--- begin Supplied data ---

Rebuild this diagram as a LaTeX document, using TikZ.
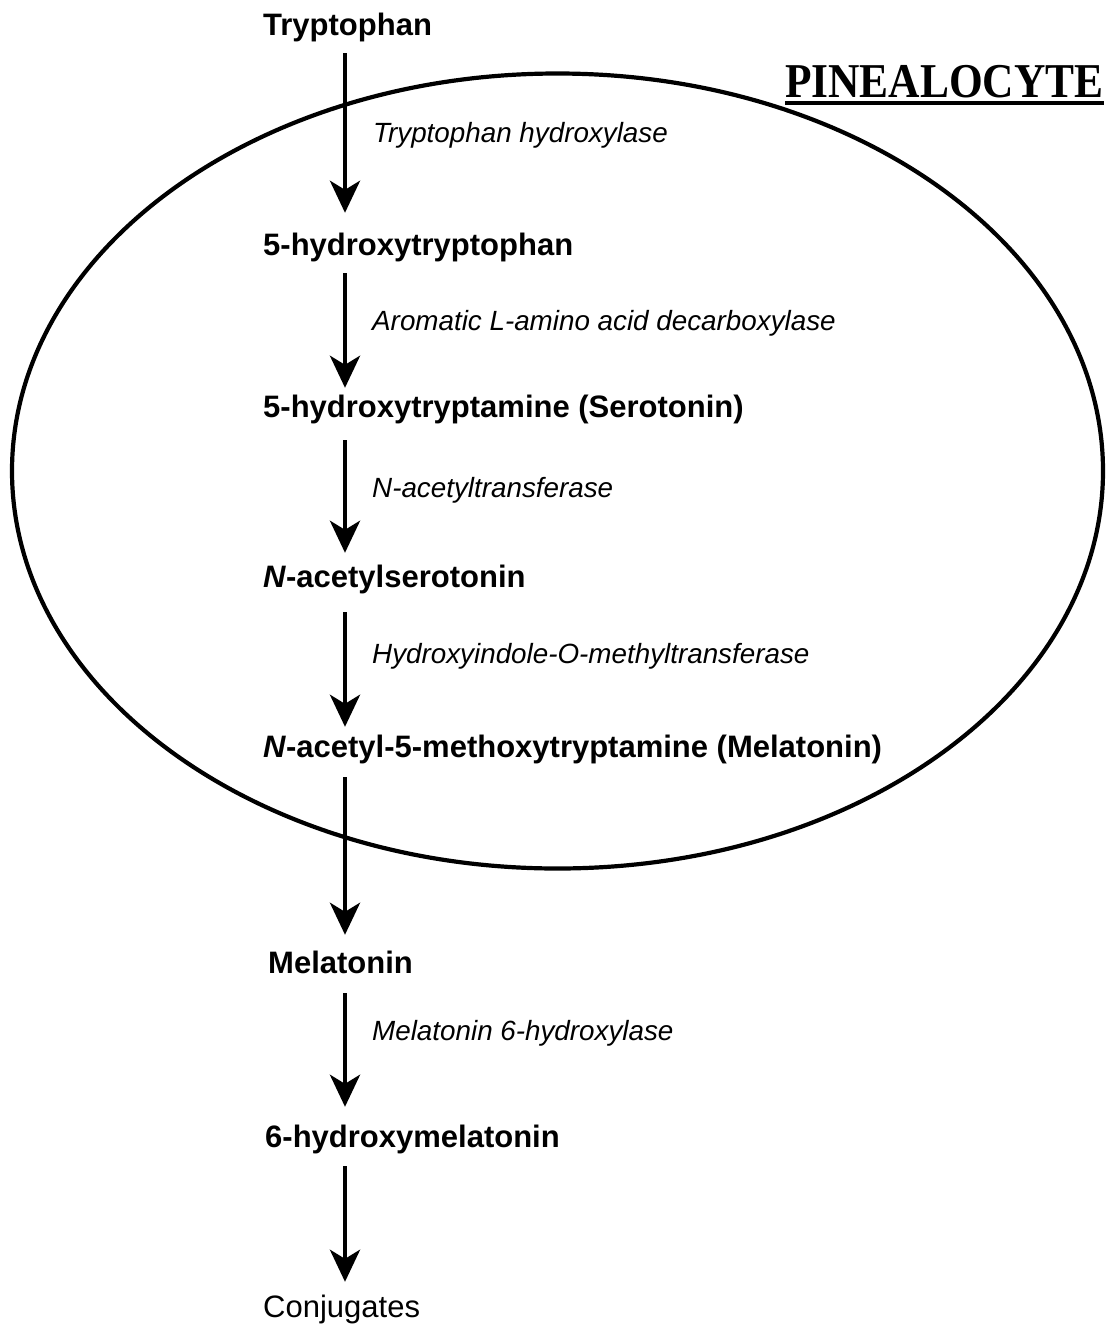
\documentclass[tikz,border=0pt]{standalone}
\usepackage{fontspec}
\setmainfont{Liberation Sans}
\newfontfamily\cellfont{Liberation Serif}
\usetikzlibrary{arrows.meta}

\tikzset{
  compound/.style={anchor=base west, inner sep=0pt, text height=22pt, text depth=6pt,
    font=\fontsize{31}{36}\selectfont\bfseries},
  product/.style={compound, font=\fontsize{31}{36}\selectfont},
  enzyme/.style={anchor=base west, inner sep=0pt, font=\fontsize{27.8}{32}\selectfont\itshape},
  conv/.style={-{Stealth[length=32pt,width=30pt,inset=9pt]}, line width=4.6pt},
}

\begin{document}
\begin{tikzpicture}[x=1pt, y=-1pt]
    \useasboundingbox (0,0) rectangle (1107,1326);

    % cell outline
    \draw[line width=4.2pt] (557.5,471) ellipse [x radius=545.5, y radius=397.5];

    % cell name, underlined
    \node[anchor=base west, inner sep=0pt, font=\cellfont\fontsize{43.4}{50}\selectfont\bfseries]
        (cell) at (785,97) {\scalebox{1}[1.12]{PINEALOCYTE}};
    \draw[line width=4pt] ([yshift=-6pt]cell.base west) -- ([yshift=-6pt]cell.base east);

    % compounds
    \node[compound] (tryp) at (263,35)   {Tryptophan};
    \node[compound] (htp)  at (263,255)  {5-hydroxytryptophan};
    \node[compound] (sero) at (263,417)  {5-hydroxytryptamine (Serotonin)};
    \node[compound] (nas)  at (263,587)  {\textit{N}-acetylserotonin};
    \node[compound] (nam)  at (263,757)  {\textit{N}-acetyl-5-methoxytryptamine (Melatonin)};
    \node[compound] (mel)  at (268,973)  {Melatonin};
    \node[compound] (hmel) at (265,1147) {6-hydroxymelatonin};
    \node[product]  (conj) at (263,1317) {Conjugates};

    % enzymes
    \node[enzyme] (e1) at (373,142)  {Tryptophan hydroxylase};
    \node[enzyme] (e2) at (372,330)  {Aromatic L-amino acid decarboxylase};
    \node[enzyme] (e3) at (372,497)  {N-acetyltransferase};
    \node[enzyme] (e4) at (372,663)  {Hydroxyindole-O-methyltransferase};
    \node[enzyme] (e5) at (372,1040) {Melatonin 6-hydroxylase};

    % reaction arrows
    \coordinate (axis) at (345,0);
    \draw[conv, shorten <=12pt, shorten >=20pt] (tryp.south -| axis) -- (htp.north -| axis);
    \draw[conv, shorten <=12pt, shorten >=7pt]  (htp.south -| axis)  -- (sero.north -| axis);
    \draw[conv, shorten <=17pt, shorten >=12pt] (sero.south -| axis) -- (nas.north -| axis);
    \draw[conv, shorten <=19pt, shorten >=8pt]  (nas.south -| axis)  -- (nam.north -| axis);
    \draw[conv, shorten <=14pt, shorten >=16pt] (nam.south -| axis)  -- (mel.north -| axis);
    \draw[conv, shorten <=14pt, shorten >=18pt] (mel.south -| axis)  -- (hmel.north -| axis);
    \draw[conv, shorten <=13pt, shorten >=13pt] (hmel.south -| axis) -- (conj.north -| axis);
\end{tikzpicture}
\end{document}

--- end Supplied data ---
--- begin Supplied data ---

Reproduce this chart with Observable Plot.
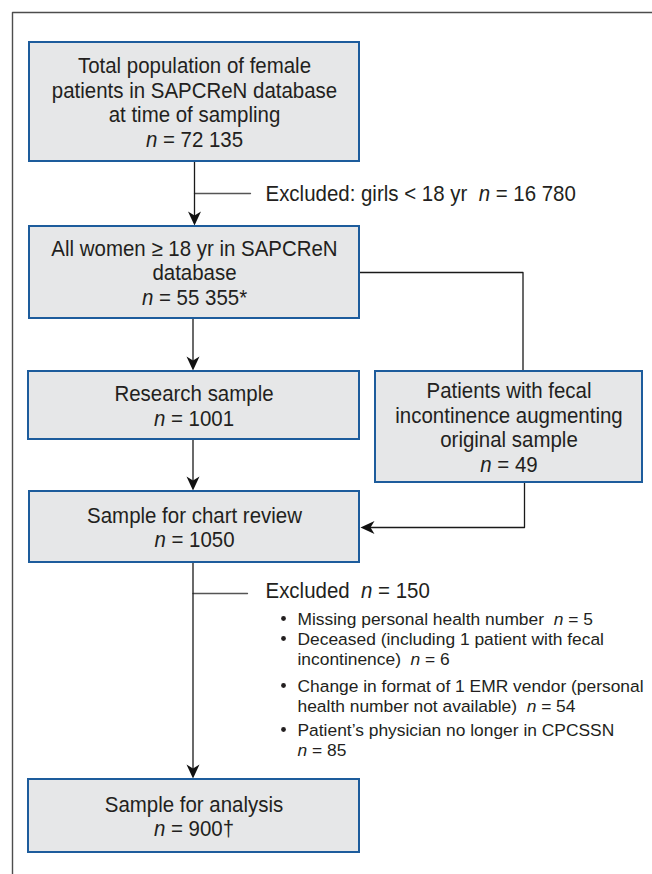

--- end Supplied data ---
--- begin Supplied data ---

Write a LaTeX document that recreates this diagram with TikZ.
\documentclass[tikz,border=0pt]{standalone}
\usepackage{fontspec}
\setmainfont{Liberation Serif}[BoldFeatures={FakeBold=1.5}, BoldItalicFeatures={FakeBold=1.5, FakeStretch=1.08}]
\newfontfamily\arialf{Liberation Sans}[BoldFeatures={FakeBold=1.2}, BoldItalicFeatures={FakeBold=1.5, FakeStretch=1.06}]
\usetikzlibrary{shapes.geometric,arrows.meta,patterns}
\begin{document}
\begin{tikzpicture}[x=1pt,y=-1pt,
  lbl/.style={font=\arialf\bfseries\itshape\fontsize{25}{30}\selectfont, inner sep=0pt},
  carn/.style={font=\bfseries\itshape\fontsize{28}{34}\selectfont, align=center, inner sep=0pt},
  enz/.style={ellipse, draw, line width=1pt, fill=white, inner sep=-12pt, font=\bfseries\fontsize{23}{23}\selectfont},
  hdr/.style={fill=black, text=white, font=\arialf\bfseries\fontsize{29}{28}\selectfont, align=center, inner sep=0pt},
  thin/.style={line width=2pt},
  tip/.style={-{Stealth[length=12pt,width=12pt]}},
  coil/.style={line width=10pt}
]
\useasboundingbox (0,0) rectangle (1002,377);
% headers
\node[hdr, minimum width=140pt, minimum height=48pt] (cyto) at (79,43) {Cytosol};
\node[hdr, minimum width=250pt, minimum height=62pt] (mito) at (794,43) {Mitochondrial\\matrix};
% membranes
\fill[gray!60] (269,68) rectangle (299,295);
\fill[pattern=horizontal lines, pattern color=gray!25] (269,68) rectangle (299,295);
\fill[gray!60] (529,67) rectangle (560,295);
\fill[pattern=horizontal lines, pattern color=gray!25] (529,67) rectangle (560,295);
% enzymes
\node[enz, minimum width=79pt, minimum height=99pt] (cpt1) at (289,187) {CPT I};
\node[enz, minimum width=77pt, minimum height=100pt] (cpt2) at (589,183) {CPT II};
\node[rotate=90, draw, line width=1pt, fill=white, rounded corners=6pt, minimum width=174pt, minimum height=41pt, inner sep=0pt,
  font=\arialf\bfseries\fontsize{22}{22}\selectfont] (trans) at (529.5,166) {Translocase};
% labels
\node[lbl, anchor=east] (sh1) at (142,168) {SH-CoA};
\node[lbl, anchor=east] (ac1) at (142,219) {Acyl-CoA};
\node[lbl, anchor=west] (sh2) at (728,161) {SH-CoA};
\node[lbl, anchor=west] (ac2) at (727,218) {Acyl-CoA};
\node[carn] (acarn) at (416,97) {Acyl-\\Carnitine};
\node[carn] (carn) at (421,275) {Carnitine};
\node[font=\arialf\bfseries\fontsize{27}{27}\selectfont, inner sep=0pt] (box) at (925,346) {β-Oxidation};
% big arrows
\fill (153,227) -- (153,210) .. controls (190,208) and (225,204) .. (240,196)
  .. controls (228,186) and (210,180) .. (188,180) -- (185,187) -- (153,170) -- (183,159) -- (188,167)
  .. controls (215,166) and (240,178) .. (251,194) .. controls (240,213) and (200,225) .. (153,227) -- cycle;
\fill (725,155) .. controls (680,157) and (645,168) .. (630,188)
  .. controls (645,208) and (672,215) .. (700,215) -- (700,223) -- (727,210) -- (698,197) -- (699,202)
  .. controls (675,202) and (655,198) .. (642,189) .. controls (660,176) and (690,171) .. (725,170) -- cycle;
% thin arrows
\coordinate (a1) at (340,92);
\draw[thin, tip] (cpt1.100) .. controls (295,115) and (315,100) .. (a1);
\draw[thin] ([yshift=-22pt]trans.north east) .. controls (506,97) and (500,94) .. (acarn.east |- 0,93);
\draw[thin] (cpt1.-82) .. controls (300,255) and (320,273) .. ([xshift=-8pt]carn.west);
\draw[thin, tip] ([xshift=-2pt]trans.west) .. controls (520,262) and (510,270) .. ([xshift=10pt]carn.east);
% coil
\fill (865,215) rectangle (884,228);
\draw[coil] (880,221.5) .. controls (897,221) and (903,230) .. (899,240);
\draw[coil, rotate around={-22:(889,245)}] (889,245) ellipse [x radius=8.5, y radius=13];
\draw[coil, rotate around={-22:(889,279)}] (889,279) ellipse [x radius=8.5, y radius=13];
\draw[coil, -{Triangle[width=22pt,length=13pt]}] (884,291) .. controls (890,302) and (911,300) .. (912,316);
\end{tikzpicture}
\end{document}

--- end Supplied data ---

- **Directions**
Pick out the part that begins with the line containing "Rebuild this diagram" and finishes with the line containing "radius=545.5, y radius=397.5];", both included. Restate it exactly, without images.

- **The reply**
Rebuild this diagram as a LaTeX document, using TikZ.
\documentclass[tikz,border=0pt]{standalone}
\usepackage{fontspec}
\setmainfont{Liberation Sans}
\newfontfamily\cellfont{Liberation Serif}
\usetikzlibrary{arrows.meta}

\tikzset{
  compound/.style={anchor=base west, inner sep=0pt, text height=22pt, text depth=6pt,
    font=\fontsize{31}{36}\selectfont\bfseries},
  product/.style={compound, font=\fontsize{31}{36}\selectfont},
  enzyme/.style={anchor=base west, inner sep=0pt, font=\fontsize{27.8}{32}\selectfont\itshape},
  conv/.style={-{Stealth[length=32pt,width=30pt,inset=9pt]}, line width=4.6pt},
}

\begin{document}
\begin{tikzpicture}[x=1pt, y=-1pt]
    \useasboundingbox (0,0) rectangle (1107,1326);

    % cell outline
    \draw[line width=4.2pt] (557.5,471) ellipse [x radius=545.5, y radius=397.5];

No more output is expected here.